*DATA PROVIDED*:
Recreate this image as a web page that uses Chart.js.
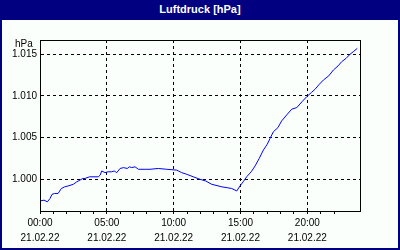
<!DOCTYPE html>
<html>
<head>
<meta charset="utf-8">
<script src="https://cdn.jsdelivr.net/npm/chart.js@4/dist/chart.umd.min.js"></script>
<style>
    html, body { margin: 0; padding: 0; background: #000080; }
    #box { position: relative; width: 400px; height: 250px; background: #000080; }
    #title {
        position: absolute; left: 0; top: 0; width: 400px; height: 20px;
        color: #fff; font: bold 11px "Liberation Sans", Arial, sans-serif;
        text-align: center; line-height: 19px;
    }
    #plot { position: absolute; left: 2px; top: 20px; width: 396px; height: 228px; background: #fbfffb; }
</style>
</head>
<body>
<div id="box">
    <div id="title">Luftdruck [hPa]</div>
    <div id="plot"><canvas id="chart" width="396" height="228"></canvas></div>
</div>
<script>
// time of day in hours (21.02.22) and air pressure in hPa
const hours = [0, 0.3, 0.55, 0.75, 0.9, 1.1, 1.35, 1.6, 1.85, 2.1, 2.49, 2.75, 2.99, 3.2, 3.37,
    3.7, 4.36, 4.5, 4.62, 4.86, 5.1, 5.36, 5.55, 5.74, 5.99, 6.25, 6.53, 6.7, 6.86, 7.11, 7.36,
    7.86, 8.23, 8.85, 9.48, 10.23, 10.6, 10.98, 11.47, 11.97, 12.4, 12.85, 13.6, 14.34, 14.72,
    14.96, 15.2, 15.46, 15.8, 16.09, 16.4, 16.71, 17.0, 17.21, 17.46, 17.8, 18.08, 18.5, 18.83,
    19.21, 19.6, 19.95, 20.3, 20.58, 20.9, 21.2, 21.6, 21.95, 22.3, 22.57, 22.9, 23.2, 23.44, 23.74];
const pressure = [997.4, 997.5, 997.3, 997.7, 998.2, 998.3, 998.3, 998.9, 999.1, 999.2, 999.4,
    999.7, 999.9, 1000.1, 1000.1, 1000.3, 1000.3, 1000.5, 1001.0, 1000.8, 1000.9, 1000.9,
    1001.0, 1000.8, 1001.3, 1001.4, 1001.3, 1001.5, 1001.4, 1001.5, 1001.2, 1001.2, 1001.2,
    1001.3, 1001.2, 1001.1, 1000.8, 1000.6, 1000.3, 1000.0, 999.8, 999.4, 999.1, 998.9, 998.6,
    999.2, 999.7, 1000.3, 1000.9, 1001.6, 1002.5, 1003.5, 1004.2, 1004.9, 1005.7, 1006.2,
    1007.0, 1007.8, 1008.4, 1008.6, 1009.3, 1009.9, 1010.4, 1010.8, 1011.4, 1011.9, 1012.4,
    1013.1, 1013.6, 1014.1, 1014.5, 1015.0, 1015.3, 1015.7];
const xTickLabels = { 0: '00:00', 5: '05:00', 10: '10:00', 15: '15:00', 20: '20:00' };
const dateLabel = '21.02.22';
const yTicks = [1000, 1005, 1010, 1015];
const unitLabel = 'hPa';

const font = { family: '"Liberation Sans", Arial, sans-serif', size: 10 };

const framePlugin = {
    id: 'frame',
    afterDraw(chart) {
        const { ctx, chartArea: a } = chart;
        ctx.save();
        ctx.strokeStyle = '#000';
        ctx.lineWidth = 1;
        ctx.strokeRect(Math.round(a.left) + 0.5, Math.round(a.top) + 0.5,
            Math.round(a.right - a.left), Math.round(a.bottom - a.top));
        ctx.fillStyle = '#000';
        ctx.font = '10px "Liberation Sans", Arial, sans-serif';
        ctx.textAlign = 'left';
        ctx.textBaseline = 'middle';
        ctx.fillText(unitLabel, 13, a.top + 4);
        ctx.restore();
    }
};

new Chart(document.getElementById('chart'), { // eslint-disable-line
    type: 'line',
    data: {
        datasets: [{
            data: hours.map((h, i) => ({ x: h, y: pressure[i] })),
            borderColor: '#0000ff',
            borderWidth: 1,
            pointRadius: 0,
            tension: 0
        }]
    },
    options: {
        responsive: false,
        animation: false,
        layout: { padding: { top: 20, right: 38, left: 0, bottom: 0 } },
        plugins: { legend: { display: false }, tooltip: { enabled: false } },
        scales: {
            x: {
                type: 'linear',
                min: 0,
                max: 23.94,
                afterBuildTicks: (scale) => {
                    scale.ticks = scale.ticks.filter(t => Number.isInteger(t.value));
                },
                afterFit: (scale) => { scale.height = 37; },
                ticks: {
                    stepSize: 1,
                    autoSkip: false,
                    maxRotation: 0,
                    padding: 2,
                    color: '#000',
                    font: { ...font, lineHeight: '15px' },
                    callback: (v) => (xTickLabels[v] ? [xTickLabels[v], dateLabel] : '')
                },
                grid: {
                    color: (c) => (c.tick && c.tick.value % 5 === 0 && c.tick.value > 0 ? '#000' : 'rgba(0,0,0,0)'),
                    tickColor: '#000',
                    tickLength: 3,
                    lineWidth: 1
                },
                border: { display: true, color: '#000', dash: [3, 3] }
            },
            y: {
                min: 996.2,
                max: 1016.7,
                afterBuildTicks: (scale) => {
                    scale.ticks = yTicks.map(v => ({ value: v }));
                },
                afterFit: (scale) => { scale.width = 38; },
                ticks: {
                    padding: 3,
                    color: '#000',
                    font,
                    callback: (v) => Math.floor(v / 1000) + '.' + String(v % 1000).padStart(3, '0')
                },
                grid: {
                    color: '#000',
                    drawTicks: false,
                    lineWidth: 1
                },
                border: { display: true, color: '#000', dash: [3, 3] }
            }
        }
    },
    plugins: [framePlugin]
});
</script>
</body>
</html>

*WORK TO COMPLETE*: Every line should be retyped exactly, with the pictures omitted.

*EXERCISE RESPONSE*:
Recreate this image as a web page that uses Chart.js.
<!DOCTYPE html>
<html>
<head>
<meta charset="utf-8">
<script src="https://cdn.jsdelivr.net/npm/chart.js@4/dist/chart.umd.min.js"></script>
<style>
    html, body { margin: 0; padding: 0; background: #000080; }
    #box { position: relative; width: 400px; height: 250px; background: #000080; }
    #title {
        position: absolute; left: 0; top: 0; width: 400px; height: 20px;
        color: #fff; font: bold 11px "Liberation Sans", Arial, sans-serif;
        text-align: center; line-height: 19px;
    }
    #plot { position: absolute; left: 2px; top: 20px; width: 396px; height: 228px; background: #fbfffb; }
</style>
</head>
<body>
<div id="box">
    <div id="title">Luftdruck [hPa]</div>
    <div id="plot"><canvas id="chart" width="396" height="228"></canvas></div>
</div>
<script>
// time of day in hours (21.02.22) and air pressure in hPa
const hours = [0, 0.3, 0.55, 0.75, 0.9, 1.1, 1.35, 1.6, 1.85, 2.1, 2.49, 2.75, 2.99, 3.2, 3.37,
    3.7, 4.36, 4.5, 4.62, 4.86, 5.1, 5.36, 5.55, 5.74, 5.99, 6.25, 6.53, 6.7, 6.86, 7.11, 7.36,
    7.86, 8.23, 8.85, 9.48, 10.23, 10.6, 10.98, 11.47, 11.97, 12.4, 12.85, 13.6, 14.34, 14.72,
    14.96, 15.2, 15.46, 15.8, 16.09, 16.4, 16.71, 17.0, 17.21, 17.46, 17.8, 18.08, 18.5, 18.83,
    19.21, 19.6, 19.95, 20.3, 20.58, 20.9, 21.2, 21.6, 21.95, 22.3, 22.57, 22.9, 23.2, 23.44, 23.74];
const pressure = [997.4, 997.5, 997.3, 997.7, 998.2, 998.3, 998.3, 998.9, 999.1, 999.2, 999.4,
    999.7, 999.9, 1000.1, 1000.1, 1000.3, 1000.3, 1000.5, 1001.0, 1000.8, 1000.9, 1000.9,
    1001.0, 1000.8, 1001.3, 1001.4, 1001.3, 1001.5, 1001.4, 1001.5, 1001.2, 1001.2, 1001.2,
    1001.3, 1001.2, 1001.1, 1000.8, 1000.6, 1000.3, 1000.0, 999.8, 999.4, 999.1, 998.9, 998.6,
    999.2, 999.7, 1000.3, 1000.9, 1001.6, 1002.5, 1003.5, 1004.2, 1004.9, 1005.7, 1006.2,
    1007.0, 1007.8, 1008.4, 1008.6, 1009.3, 1009.9, 1010.4, 1010.8, 1011.4, 1011.9, 1012.4,
    1013.1, 1013.6, 1014.1, 1014.5, 1015.0, 1015.3, 1015.7];
const xTickLabels = { 0: '00:00', 5: '05:00', 10: '10:00', 15: '15:00', 20: '20:00' };
const dateLabel = '21.02.22';
const yTicks = [1000, 1005, 1010, 1015];
const unitLabel = 'hPa';

const font = { family: '"Liberation Sans", Arial, sans-serif', size: 10 };

const framePlugin = {
    id: 'frame',
    afterDraw(chart) {
        const { ctx, chartArea: a } = chart;
        ctx.save();
        ctx.strokeStyle = '#000';
        ctx.lineWidth = 1;
        ctx.strokeRect(Math.round(a.left) + 0.5, Math.round(a.top) + 0.5,
            Math.round(a.right - a.left), Math.round(a.bottom - a.top));
        ctx.fillStyle = '#000';
        ctx.font = '10px "Liberation Sans", Arial, sans-serif';
        ctx.textAlign = 'left';
        ctx.textBaseline = 'middle';
        ctx.fillText(unitLabel, 13, a.top + 4);
        ctx.restore();
    }
};

new Chart(document.getElementById('chart'), { // eslint-disable-line
    type: 'line',
    data: {
        datasets: [{
            data: hours.map((h, i) => ({ x: h, y: pressure[i] })),
            borderColor: '#0000ff',
            borderWidth: 1,
            pointRadius: 0,
            tension: 0
        }]
    },
    options: {
        responsive: false,
        animation: false,
        layout: { padding: { top: 20, right: 38, left: 0, bottom: 0 } },
        plugins: { legend: { display: false }, tooltip: { enabled: false } },
        scales: {
            x: {
                type: 'linear',
                min: 0,
                max: 23.94,
                afterBuildTicks: (scale) => {
                    scale.ticks = scale.ticks.filter(t => Number.isInteger(t.value));
                },
                afterFit: (scale) => { scale.height = 37; },
                ticks: {
                    stepSize: 1,
                    autoSkip: false,
                    maxRotation: 0,
                    padding: 2,
                    color: '#000',
                    font: { ...font, lineHeight: '15px' },
                    callback: (v) => (xTickLabels[v] ? [xTickLabels[v], dateLabel] : '')
                },
                grid: {
                    color: (c) => (c.tick && c.tick.value % 5 === 0 && c.tick.value > 0 ? '#000' : 'rgba(0,0,0,0)'),
                    tickColor: '#000',
                    tickLength: 3,
                    lineWidth: 1
                },
                border: { display: true, color: '#000', dash: [3, 3] }
            },
            y: {
                min: 996.2,
                max: 1016.7,
                afterBuildTicks: (scale) => {
                    scale.ticks = yTicks.map(v => ({ value: v }));
                },
                afterFit: (scale) => { scale.width = 38; },
                ticks: {
                    padding: 3,
                    color: '#000',
                    font,
                    callback: (v) => Math.floor(v / 1000) + '.' + String(v % 1000).padStart(3, '0')
                },
                grid: {
                    color: '#000',
                    drawTicks: false,
                    lineWidth: 1
                },
                border: { display: true, color: '#000', dash: [3, 3] }
            }
        }
    },
    plugins: [framePlugin]
});
</script>
</body>
</html>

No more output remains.